Hacía varios años que no visitaba Panamá, país emblemático por su canal bioceánico, por tener una de las flotas de buques mercantes más grandes del mundo y últimamente por ser la Meca de la marroquinería argentina.
A pesar del tiempo transcurrido, me resultó fácil ubicarme en sus calles típicas, distinguir los carteles indicadores de sus principales arterias y recordar rápidamente su “marca registrada”, eso que hace a la cultura institucional de una ciudad y que permanece (o debería permanecer) inalterable a través del tiempo. Vamos con un par de ejemplos: si decimos “La gran manzana” hablamos de New York; si decimos “La ciudad luz” asoma París sin lugar a dudas; y si referimos a “La Reina del Plata”, se nos pianta un lagrimón al recordar a nuestro Buenos Aires Querido.
Ahora, aquellos lectores que conocen las tres megaurbes puestas como ejemplo, tal vez notaron que sólo en una el cambio de signo político de sus ocasionales man-da-ta-rios (es decir, personas elegidas para mandar en nuestro nombre) impactan directamente en el marketing ciudadano. Hoy Buenos Aires se identifica con el color amarillo PRO (no de progre), pero la señalética partidaria copó la identidad de la ciudad. Antes, Buenos Aires era una ciudad con “actitud” de acuerdo con la visión de Jorge Telerman. Anteriormente, Anibal Ibarra hizo lo suyo y así todos y cada uno de los que pasaron, quienes gastaron millones de pesos de todos nosotros para hacer cada uno de ellos una “cirugía estética” citadina que, con ínfulas de definitivas, terminan durando lo que dura una gestión.
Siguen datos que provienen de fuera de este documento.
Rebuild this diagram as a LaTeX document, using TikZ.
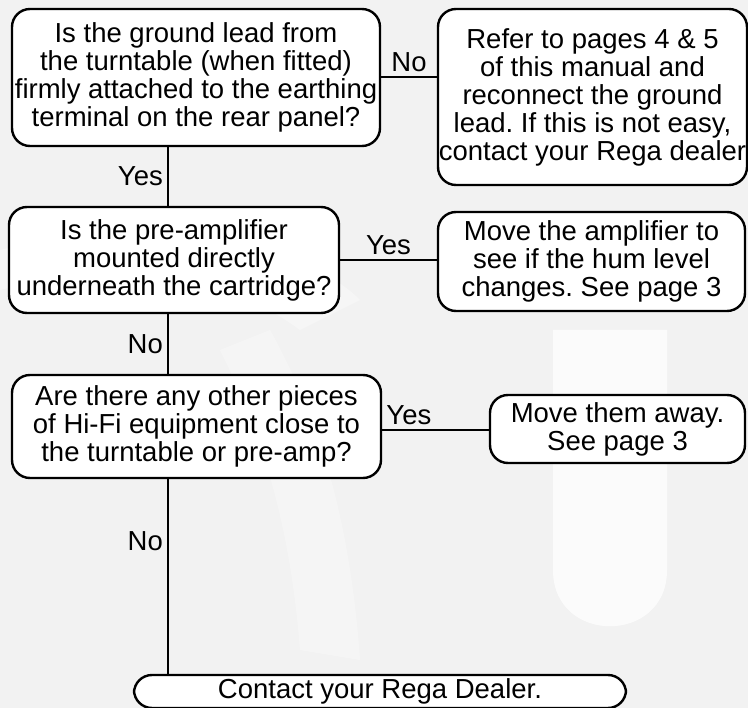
\documentclass[tikz,border=0pt]{standalone}
\usepackage{fontspec}
\setmainfont{Liberation Sans}
\usetikzlibrary{positioning}
\definecolor{bggrey}{HTML}{F2F2F2}
\frenchspacing
\tikzset{
  box/.style={draw,line width=2.4pt,rounded corners=18pt,fill=white,
    align=center,inner sep=0pt,font=\fontsize{27.5}{28}\selectfont},
  link/.style={line width=2.4pt},
  tag/.style={font=\fontsize{27.5}{28}\selectfont,inner sep=4pt}
}
\begin{document}
\begin{tikzpicture}[x=1pt,y=-1pt]
  % background and faint watermark
  \fill[bggrey] (0,0) rectangle (748,708);
  \useasboundingbox (0,0) rectangle (748,708);
  \fill[white,opacity=0.75] (553,330) -- (667,330) -- (667,570)
    .. controls (667,645) and (553,645) .. (553,570) -- cycle;
  \fill[white,opacity=0.35] (0,250) .. controls (150,215) and (300,240) .. (360,300)
    -- (300,330) .. controls (220,270) and (100,265) .. (0,290) -- cycle;
  \fill[white,opacity=0.3] (270,330) .. controls (320,420) and (350,520) .. (360,660)
    -- (300,650) .. controls (290,520) and (260,430) .. (220,350) -- cycle;

  \coordinate (spine) at (168,0);
  \node[box,minimum width=368pt,minimum height=137pt] (ground) at (196,77.5)
    {Is the ground lead from\\the turntable (when fitted)\\firmly attached to the earthing\\terminal on the rear panel?};
  \node[box,minimum width=309pt,minimum height=176pt] (reconnect) at (592.5,97)
    {Refer to pages 4 \& 5\\of this manual and\\reconnect the ground\\lead. If this is not easy,\\contact your Rega dealer};
  \node[box,minimum width=330pt,minimum height=106pt] (preamp) at (174,260)
    {Is the pre-amplifier\\mounted directly\\underneath the cartridge?};
  \node[box,minimum width=307pt,minimum height=99pt] (moveamp) at (591.5,261.5)
    {Move the amplifier to\\see if the hum level\\changes. See page 3};
  \node[box,minimum width=369pt,minimum height=103pt] (hifi) at (196.5,426.5)
    {Are there any other pieces\\of Hi-Fi equipment close to\\the turntable or pre-amp?};
  \node[box,minimum width=255pt,minimum height=68pt] (moveaway) at (617.5,429)
    {Move them away.\\See page 3};
  \node[box,minimum width=492pt,minimum height=33pt] (dealer) at (380,691.5)
    {Contact your Rega Dealer.};

  \draw[link] (ground.east |- 0,77) -- node[tag,above] {No} (reconnect.west |- 0,77);
  \draw[link] (ground.south -| spine) -- node[tag,left] {Yes} (preamp.north -| spine);
  \draw[link] (preamp.east) -- node[tag,above] {Yes} (moveamp.west |- preamp.east);
  \draw[link] (preamp.south -| spine) -- node[tag,left] {No} (hifi.north -| spine);
  \draw[link] (hifi.east |- 0,430) -- node[tag,above,pos=0.25] {Yes} (moveaway.west |- 0,430);
  \draw[link] (hifi.south -| spine) -- node[tag,left,pos=0.32] {No} (dealer.north -| spine);
\end{tikzpicture}
\end{document}
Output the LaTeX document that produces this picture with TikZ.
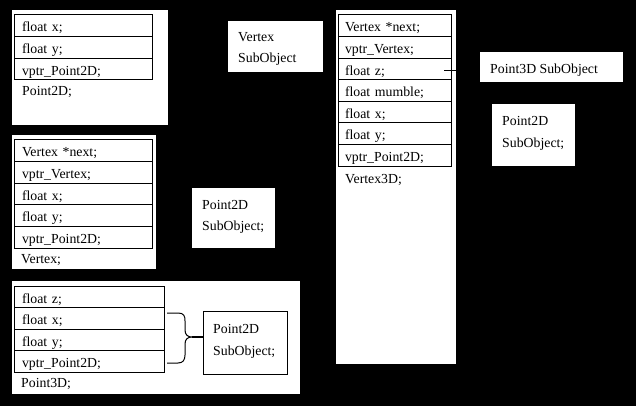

Miremos ahora una foto cualquiera de la Casa Blanca. La notaremos inalterablemente blanca; de Bush a Obama y de Kennedy a Reagan. ¿Hace mucho que no pasa por la Casa Rosada de noche? Con todo respeto, parece un burdel. ¿De donde salió la idea de enmascarar todos los edificios públicos con luces de colores? ¿Quién se adueño de la plaza Colón y por qué? ¿Y el Planetario? ¿Y el Monumento a los Españoles? ¿Quién fija la prioridad y razonabilidad del gasto público?
¿Donde está escrito que el ocasional ocupante de un despacho correspondiente a la Presidencia del Senado puede quitar pisos de noble madera y colocar cerámica o piso flotante y poner un jacuzzi que luego debería sacar por no ser ni nac ni pop?
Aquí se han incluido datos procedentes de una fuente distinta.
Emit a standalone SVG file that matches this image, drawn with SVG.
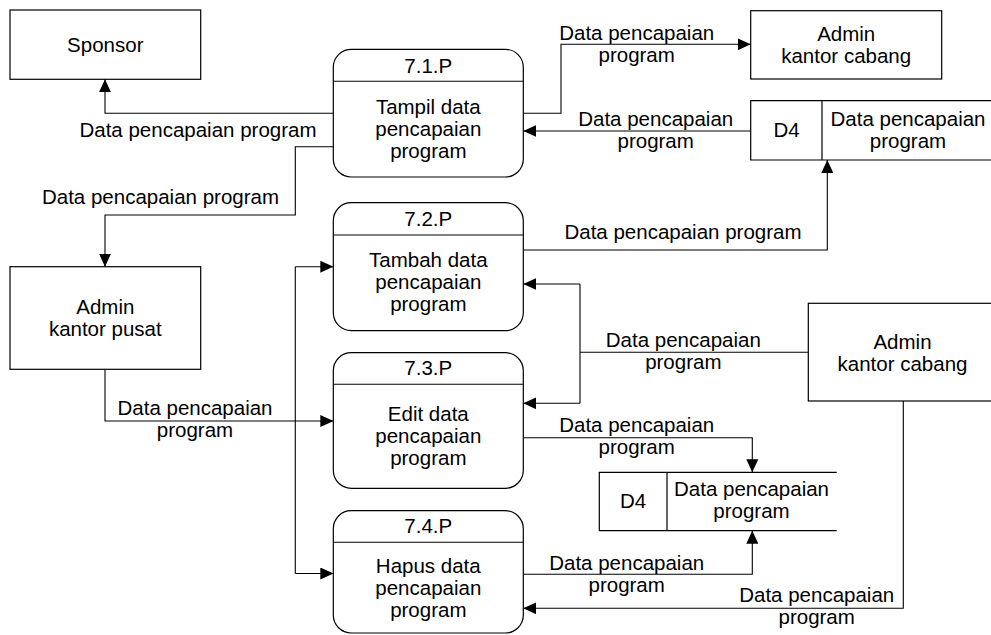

¿Por qué en todos los niveles y bajo todas las ideologías, quien accede a un cargo público un poquito más arriba que jefe de sección, en lugar de arreglar el país se ocupa primero de arreglar su despacho, que seguramente su antecesor ya había arreglado? Pensarán los estimados lectores que los aires tropicales alteraron mis neuronas; pero creo que el fondo de esta actitud esconde algo mucho más grave que la vocación decoradora de nuestros funcionarios. Lo que nos están diciendo es: señores acá mando yo, el poder es mío mío y sólo mío. No soy su mandatario, soy su mandante que no es lo mismo. Como la idea me quedó dando vueltas y antes de hacer mi catarsis, intenté averiguar un poco y descubrí no con poco asombro que en algunas cosas el mundo la tiene más clara que nosotros.
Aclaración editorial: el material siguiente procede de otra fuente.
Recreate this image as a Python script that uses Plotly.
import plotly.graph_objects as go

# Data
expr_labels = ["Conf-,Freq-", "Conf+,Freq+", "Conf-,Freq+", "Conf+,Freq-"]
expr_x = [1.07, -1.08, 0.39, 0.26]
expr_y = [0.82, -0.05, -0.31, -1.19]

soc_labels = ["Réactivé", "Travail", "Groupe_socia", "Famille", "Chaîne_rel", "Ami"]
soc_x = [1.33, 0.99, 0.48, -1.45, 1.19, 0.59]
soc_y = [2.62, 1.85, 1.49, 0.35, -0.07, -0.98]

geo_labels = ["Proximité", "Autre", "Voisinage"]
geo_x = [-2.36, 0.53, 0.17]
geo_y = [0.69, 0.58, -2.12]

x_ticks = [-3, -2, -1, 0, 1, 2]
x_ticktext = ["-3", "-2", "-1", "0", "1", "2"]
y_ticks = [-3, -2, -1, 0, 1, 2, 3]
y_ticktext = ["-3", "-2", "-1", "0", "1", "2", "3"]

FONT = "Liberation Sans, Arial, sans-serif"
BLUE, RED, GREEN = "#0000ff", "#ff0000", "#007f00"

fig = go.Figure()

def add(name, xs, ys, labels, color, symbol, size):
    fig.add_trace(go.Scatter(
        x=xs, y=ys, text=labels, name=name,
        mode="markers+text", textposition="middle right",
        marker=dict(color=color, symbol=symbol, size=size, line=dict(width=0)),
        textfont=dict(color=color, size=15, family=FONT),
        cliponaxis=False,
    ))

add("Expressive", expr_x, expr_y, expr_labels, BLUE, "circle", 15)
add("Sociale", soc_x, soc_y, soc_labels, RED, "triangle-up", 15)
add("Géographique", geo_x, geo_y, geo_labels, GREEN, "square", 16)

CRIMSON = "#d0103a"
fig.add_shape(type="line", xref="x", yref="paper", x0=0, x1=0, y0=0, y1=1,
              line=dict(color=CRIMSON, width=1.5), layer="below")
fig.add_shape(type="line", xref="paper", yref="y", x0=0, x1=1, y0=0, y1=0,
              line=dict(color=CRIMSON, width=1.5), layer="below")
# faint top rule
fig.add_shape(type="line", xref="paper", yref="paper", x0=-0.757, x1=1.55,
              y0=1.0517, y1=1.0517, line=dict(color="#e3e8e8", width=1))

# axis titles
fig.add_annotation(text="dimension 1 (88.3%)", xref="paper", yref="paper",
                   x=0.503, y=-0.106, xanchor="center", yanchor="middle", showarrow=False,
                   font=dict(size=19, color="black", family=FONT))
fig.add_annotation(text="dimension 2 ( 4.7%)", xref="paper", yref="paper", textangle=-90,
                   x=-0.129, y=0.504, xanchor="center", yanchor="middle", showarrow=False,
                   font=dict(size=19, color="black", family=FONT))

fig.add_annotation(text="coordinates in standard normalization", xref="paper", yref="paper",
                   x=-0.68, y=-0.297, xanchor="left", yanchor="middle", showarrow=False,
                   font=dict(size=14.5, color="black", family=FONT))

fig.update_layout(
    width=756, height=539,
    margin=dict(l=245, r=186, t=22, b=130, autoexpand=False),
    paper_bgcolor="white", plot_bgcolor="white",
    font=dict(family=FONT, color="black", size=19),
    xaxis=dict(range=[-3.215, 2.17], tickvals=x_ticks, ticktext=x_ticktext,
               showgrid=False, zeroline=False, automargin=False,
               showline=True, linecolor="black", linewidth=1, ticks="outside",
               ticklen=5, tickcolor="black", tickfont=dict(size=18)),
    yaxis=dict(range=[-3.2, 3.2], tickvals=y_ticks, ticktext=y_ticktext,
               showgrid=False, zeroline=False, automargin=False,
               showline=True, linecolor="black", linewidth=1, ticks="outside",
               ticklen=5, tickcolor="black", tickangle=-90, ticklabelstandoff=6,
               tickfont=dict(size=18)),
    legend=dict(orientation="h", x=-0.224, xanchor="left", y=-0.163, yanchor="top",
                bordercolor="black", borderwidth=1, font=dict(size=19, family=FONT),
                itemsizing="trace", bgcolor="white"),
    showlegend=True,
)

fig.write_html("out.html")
Y les repito, no se trata de buscarle el pelo al huevo, sino de llegar a la conclusión de que nos falta mucho para ser políticamente adultos y responsables. Ya ve, no traje hoy ninguna novedad del mundo naval, ninguna lección de historia marinera, ni ningún brillante plan para optimizar la balanza de pagos por intermedio del negocio marítimo. Simplemente quise aprovechar esta formidable vía de comunicación para compartir esta vivencia y para pedir a todos los que manejan los recursos (que son escasos y de todos) que por favor no rompan más… (Queda claro que hablo en términos de albañilería, ¿no?).